▼
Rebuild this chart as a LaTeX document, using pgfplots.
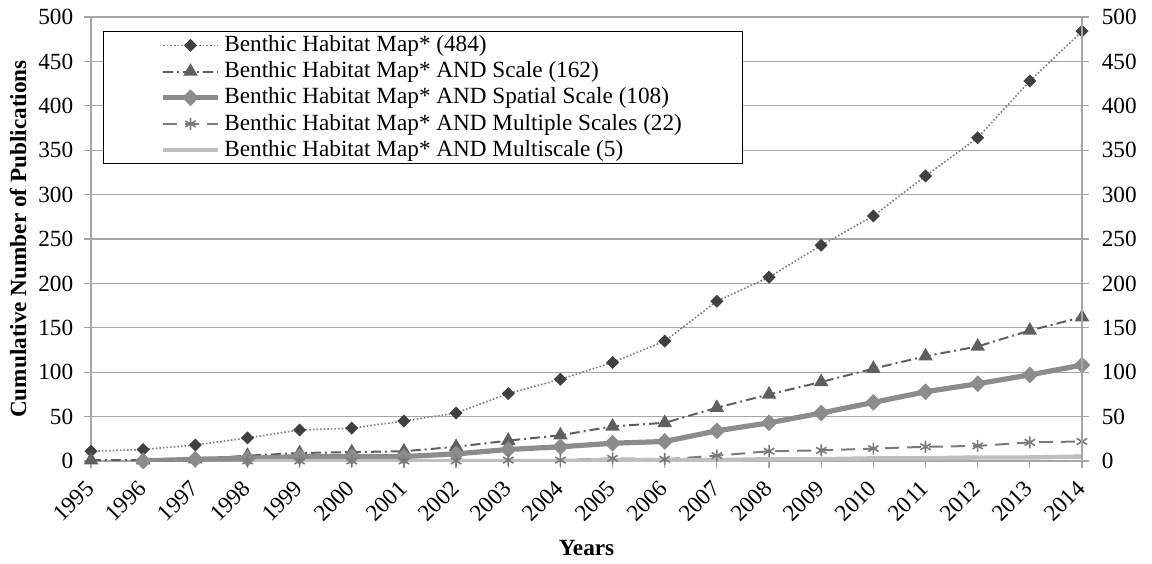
\documentclass[border=0pt]{standalone}
\usepackage{fontspec}
\setmainfont{Liberation Serif}
\usepackage{pgfplots}
\pgfplotsset{compat=1.18}

\definecolor{gridgray}{HTML}{A6A6A6}
\definecolor{sA}{HTML}{404040}
\definecolor{sAline}{HTML}{7F7F7F}
\definecolor{sB}{HTML}{5F5F5F}
\definecolor{sC}{HTML}{8C8C8C}
\definecolor{sD}{HTML}{7A7A7A}
\definecolor{sE}{HTML}{BFBFBF}

\pgfplotsset{
  common/.style={
    scale only axis, width=495.5pt, height=222pt,
    at={(0,0)}, anchor=south west,
    xmin=1995, xmax=2014, ymin=0, ymax=500,
    ytick={0,50,...,500},
    tick align=outside, major tick length=3.4pt,
    tick style={gridgray, line width=0.6pt},
    axis line style={gridgray, line width=0.6pt},
    /pgf/number format/assume math mode=true,
    /pgf/number format/1000 sep={},
    ticklabel style={font=\fontsize{11.6}{13}\selectfont},
  },
  longleg/.style={legend image code/.code={
    \draw[mark repeat=2,mark phase=2] plot coordinates {(0cm,0cm)(0.48cm,0cm)(0.96cm,0cm)};}},
}

\begin{document}
\begin{tikzpicture}
\path[use as bounding box] (-45.5pt,-51pt) rectangle (530.5pt,230.5pt);
\begin{axis}[common,
  axis x line*=bottom, axis y line*=left,
  xtick={1995,...,2014},
  xticklabel style={xshift=2pt, yshift=-6pt, rotate=45, anchor=east},
  yticklabel style={xshift=-2pt},
  ymajorgrids, grid style={gridgray, line width=0.6pt},
  xlabel={Years},
  ylabel={Cumulative Number of Publications},
  label style={font=\fontsize{11.6}{13}\selectfont\bfseries},
  xlabel style={at={(axis description cs:0.5,0)}, anchor=center, yshift=-43.5pt},
  ylabel style={at={(axis description cs:0,0.5)}, anchor=center, yshift=36.5pt},
  legend style={at={(axis description cs:0.0121,0.9685)}, anchor=north west,
    draw=black, line width=0.6pt, inner xsep=28.5pt, inner ysep=0.3pt,
    font=\fontsize{11.6}{13}\selectfont, row sep=0pt,
    cells={anchor=west, text height=7.6pt, text depth=2.5pt, inner ysep=1pt}},
  legend cell align=left,
  longleg,
]
\addplot[sAline, densely dotted, line width=0.8pt,
  mark=square*, mark size=1.9pt, mark options={solid, rotate=45, fill=sA, draw=sA}]
  coordinates {(1995,11) (1996,13) (1997,18) (1998,26) (1999,35) (2000,37) (2001,45)
  (2002,54) (2003,76) (2004,92) (2005,111) (2006,135) (2007,180) (2008,207)
  (2009,243) (2010,276) (2011,321) (2012,364) (2013,428) (2014,484)};
\addlegendentry{Benthic Habitat Map* (484)}
\addplot[sB, dash pattern=on 5pt off 2pt on 1pt off 2pt, line width=1pt,
  mark=triangle*, mark size=3.2pt, mark options={solid, fill=sB}]
  coordinates {(1995,1) (1996,1) (1997,2) (1998,6) (1999,9) (2000,10) (2001,11)
  (2002,16) (2003,23) (2004,29) (2005,39) (2006,43) (2007,60) (2008,75)
  (2009,89) (2010,104) (2011,118) (2012,129) (2013,147) (2014,162)};
\addlegendentry{Benthic Habitat Map* AND Scale (162)}
\addplot[sC, solid, line width=2.6pt,
  mark=square*, mark size=2.7pt, mark options={rotate=45, fill=sC, line width=0.5pt}]
  coordinates {(1996,0) (1997,2) (1998,3) (1999,5) (2000,5) (2001,5)
  (2002,8) (2003,13) (2004,16) (2005,20) (2006,22) (2007,34) (2008,43)
  (2009,54) (2010,66) (2011,78) (2012,87) (2013,97) (2014,108)};
\addlegendentry{Benthic Habitat Map* AND Spatial Scale (108)}
\addplot[sD, dash pattern=on 7pt off 4pt, line width=1pt,
  mark=asterisk, mark size=3pt, mark options={solid, line width=0.8pt}]
  coordinates {(1998,0) (1999,0) (2000,0) (2001,0)
  (2002,0) (2003,1) (2004,1) (2005,3) (2006,2) (2007,6) (2008,11)
  (2009,12) (2010,14) (2011,16) (2012,17) (2013,21) (2014,22)};
\addlegendentry{Benthic Habitat Map* AND Multiple Scales (22)}
\addplot[sE, solid, line width=2.2pt, mark=none]
  coordinates {(1998,0) (1999,0) (2000,0) (2001,0)
  (2002,0) (2003,0) (2004,0) (2005,1) (2006,1) (2007,1) (2008,2)
  (2009,2) (2010,3) (2011,3) (2012,4) (2013,4) (2014,5)};
\addlegendentry{Benthic Habitat Map* AND Multiscale (5)}
\end{axis}
\begin{axis}[common,
  axis x line=none, axis y line*=right,
  yticklabel pos=right,
  yticklabel style={xshift=3pt},
]
\addplot[draw=none] coordinates {(1995,0) (2014,0)};
\end{axis}
\end{tikzpicture}
\end{document}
▲
Reproduce every line exactly and omit all pictures.

Rebuild this chart as a LaTeX document, using pgfplots.
\documentclass[border=0pt]{standalone}
\usepackage{fontspec}
\setmainfont{Liberation Serif}
\usepackage{pgfplots}
\pgfplotsset{compat=1.18}

\definecolor{gridgray}{HTML}{A6A6A6}
\definecolor{sA}{HTML}{404040}
\definecolor{sAline}{HTML}{7F7F7F}
\definecolor{sB}{HTML}{5F5F5F}
\definecolor{sC}{HTML}{8C8C8C}
\definecolor{sD}{HTML}{7A7A7A}
\definecolor{sE}{HTML}{BFBFBF}

\pgfplotsset{
  common/.style={
    scale only axis, width=495.5pt, height=222pt,
    at={(0,0)}, anchor=south west,
    xmin=1995, xmax=2014, ymin=0, ymax=500,
    ytick={0,50,...,500},
    tick align=outside, major tick length=3.4pt,
    tick style={gridgray, line width=0.6pt},
    axis line style={gridgray, line width=0.6pt},
    /pgf/number format/assume math mode=true,
    /pgf/number format/1000 sep={},
    ticklabel style={font=\fontsize{11.6}{13}\selectfont},
  },
  longleg/.style={legend image code/.code={
    \draw[mark repeat=2,mark phase=2] plot coordinates {(0cm,0cm)(0.48cm,0cm)(0.96cm,0cm)};}},
}

\begin{document}
\begin{tikzpicture}
\path[use as bounding box] (-45.5pt,-51pt) rectangle (530.5pt,230.5pt);
\begin{axis}[common,
  axis x line*=bottom, axis y line*=left,
  xtick={1995,...,2014},
  xticklabel style={xshift=2pt, yshift=-6pt, rotate=45, anchor=east},
  yticklabel style={xshift=-2pt},
  ymajorgrids, grid style={gridgray, line width=0.6pt},
  xlabel={Years},
  ylabel={Cumulative Number of Publications},
  label style={font=\fontsize{11.6}{13}\selectfont\bfseries},
  xlabel style={at={(axis description cs:0.5,0)}, anchor=center, yshift=-43.5pt},
  ylabel style={at={(axis description cs:0,0.5)}, anchor=center, yshift=36.5pt},
  legend style={at={(axis description cs:0.0121,0.9685)}, anchor=north west,
    draw=black, line width=0.6pt, inner xsep=28.5pt, inner ysep=0.3pt,
    font=\fontsize{11.6}{13}\selectfont, row sep=0pt,
    cells={anchor=west, text height=7.6pt, text depth=2.5pt, inner ysep=1pt}},
  legend cell align=left,
  longleg,
]
\addplot[sAline, densely dotted, line width=0.8pt,
  mark=square*, mark size=1.9pt, mark options={solid, rotate=45, fill=sA, draw=sA}]
  coordinates {(1995,11) (1996,13) (1997,18) (1998,26) (1999,35) (2000,37) (2001,45)
  (2002,54) (2003,76) (2004,92) (2005,111) (2006,135) (2007,180) (2008,207)
  (2009,243) (2010,276) (2011,321) (2012,364) (2013,428) (2014,484)};
\addlegendentry{Benthic Habitat Map* (484)}
\addplot[sB, dash pattern=on 5pt off 2pt on 1pt off 2pt, line width=1pt,
  mark=triangle*, mark size=3.2pt, mark options={solid, fill=sB}]
  coordinates {(1995,1) (1996,1) (1997,2) (1998,6) (1999,9) (2000,10) (2001,11)
  (2002,16) (2003,23) (2004,29) (2005,39) (2006,43) (2007,60) (2008,75)
  (2009,89) (2010,104) (2011,118) (2012,129) (2013,147) (2014,162)};
\addlegendentry{Benthic Habitat Map* AND Scale (162)}
\addplot[sC, solid, line width=2.6pt,
  mark=square*, mark size=2.7pt, mark options={rotate=45, fill=sC, line width=0.5pt}]
  coordinates {(1996,0) (1997,2) (1998,3) (1999,5) (2000,5) (2001,5)
  (2002,8) (2003,13) (2004,16) (2005,20) (2006,22) (2007,34) (2008,43)
  (2009,54) (2010,66) (2011,78) (2012,87) (2013,97) (2014,108)};
\addlegendentry{Benthic Habitat Map* AND Spatial Scale (108)}
\addplot[sD, dash pattern=on 7pt off 4pt, line width=1pt,
  mark=asterisk, mark size=3pt, mark options={solid, line width=0.8pt}]
  coordinates {(1998,0) (1999,0) (2000,0) (2001,0)
  (2002,0) (2003,1) (2004,1) (2005,3) (2006,2) (2007,6) (2008,11)
  (2009,12) (2010,14) (2011,16) (2012,17) (2013,21) (2014,22)};
\addlegendentry{Benthic Habitat Map* AND Multiple Scales (22)}
\addplot[sE, solid, line width=2.2pt, mark=none]
  coordinates {(1998,0) (1999,0) (2000,0) (2001,0)
  (2002,0) (2003,0) (2004,0) (2005,1) (2006,1) (2007,1) (2008,2)
  (2009,2) (2010,3) (2011,3) (2012,4) (2013,4) (2014,5)};
\addlegendentry{Benthic Habitat Map* AND Multiscale (5)}
\end{axis}
\begin{axis}[common,
  axis x line=none, axis y line*=right,
  yticklabel pos=right,
  yticklabel style={xshift=3pt},
]
\addplot[draw=none] coordinates {(1995,0) (2014,0)};
\end{axis}
\end{tikzpicture}
\end{document}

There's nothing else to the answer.